= Walter Sydney Lazarus-Barlow =

British professor of experimental pathology (1865–1950)

Walter Sydney Lazarus-Barlow (born Walter Sydney Lazarus; 18 July 1865 – 15 January 1950) was an English physician who was professor of experimental pathology at the Middlesex Hospital. He was a specialist in cancer and was one of the first physicians to research the effects of X-rays and radium on that disease. In 1909, he gave the Croonian Lecture on the subject of Radioactivity and Carcinoma.

==Early life==
Lazarus-Barlow was born to John Barnett Lazarus, a Russian-born Jew who converted to Christianity, and his wife Martha E. Lazarus (née Barlow). At the age of 21, he added his mother's maiden name to his own by deed poll. According to family legend, he was able to trace his ancestry to the important Torah scholar of the Middle Ages Moses Maimonides through his father, and to the writer Sarah Trimmer through his mother. His brother was the banker and businessman Ernest Lazarus (1855 or 1856–1914).

Lazarus-Barlow was educated at the City of London School and entered Downing College, Cambridge on a scholarship in 1884 from where he obtained his MB.

==Family==
He married Minnie Wesson Taylor Mears on 17 January 1893 at St Saviour's church, Hanley Road. At the time of their golden wedding anniversary in 1943 they were living at Smith's Hall, West Mersea, Essex. They had a son, Percy, also a pathologist.

==Career==
Lazarus-Barlow's first professional appointment was as a house physician at Brompton Hospital and assistant curator at the St George's Hospital museum under Humphry Rolleston.

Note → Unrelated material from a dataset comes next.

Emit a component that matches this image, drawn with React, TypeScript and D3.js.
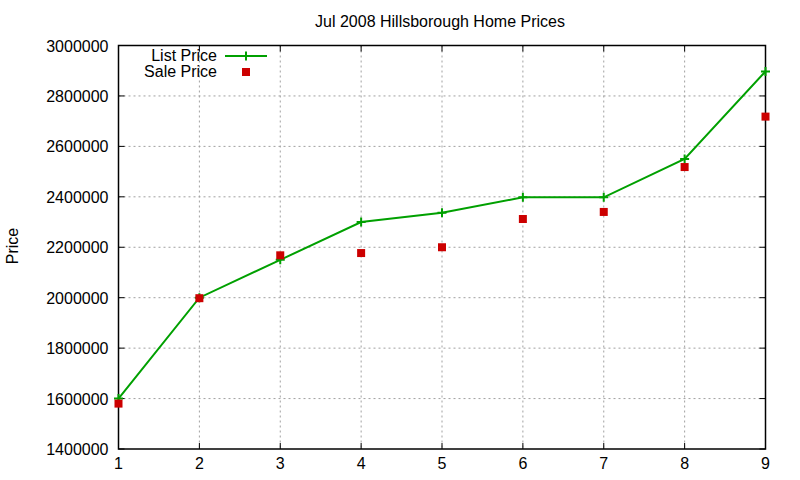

He was a principal translator of Samuel Pozzi's Treatise on Gynaecology which was published in three volumes by the New Sydenham Society in 1892–93. He returned to Cambridge where he obtained a post as demonstrator in pathology in 1893 before moving back to St George's Hospital where he was curator of the museum there and also held the post of lecturer in pathology at Westminster Hospital. During a postmortem examination at the hospital, he pricked his left thumb, thereby contracting an infection which led to the amputation of his left arm in 1901. Walter O'Connor writes in British Physiologists 1885–1914, that Lazarus-Barlow's life was "probably saved by the new antistreptococcal serum from the Pasteur Institute, used for the first time in Britain".

Lazarus-Barlow began his specialism in cancer research when he was appointed director of the newly established Cancer Research Laboratory at the Middlesex Hospital in 1903. He was one of the first physicians to research the effects of X-rays and radium on that disease and his use of living cells in his work achieved international recognition. In 1909 he gave the Croonian Lecture on Radioactivity and Carcinoma. He served as a captain in the Royal Army Medical Corps from 1914 to 1918, spending two years in France, before returning to the Middlesex where he was appointed professor of experimental pathology in 1920. He retired in 1924.

He became a member of the Physiological Society in 1896 and was elected a fellow of the Royal College of Physicians in 1901.

==Later life==
In retirement, Lazarus-Barlow gardened and edited the medical section of the 14th edition of the Encyclopaedia Britannica, writing several of the articles himself, including the entry on "Cancer Research". He was a member of the Grand Council of the British Empire Cancer Campaign (founded 1923). He died in a nursing home in Bexhill on 15 January 1950. He was survived by his wife and son and left an estate of £5782.

==Selected publications==
- A manual of general pathology for students and practitioners. J. & A. Churchill, London, 1898. (2nd 1904)
- The elements of pathological anatomy and histology for students. J. & A. Churchill, London, 1903.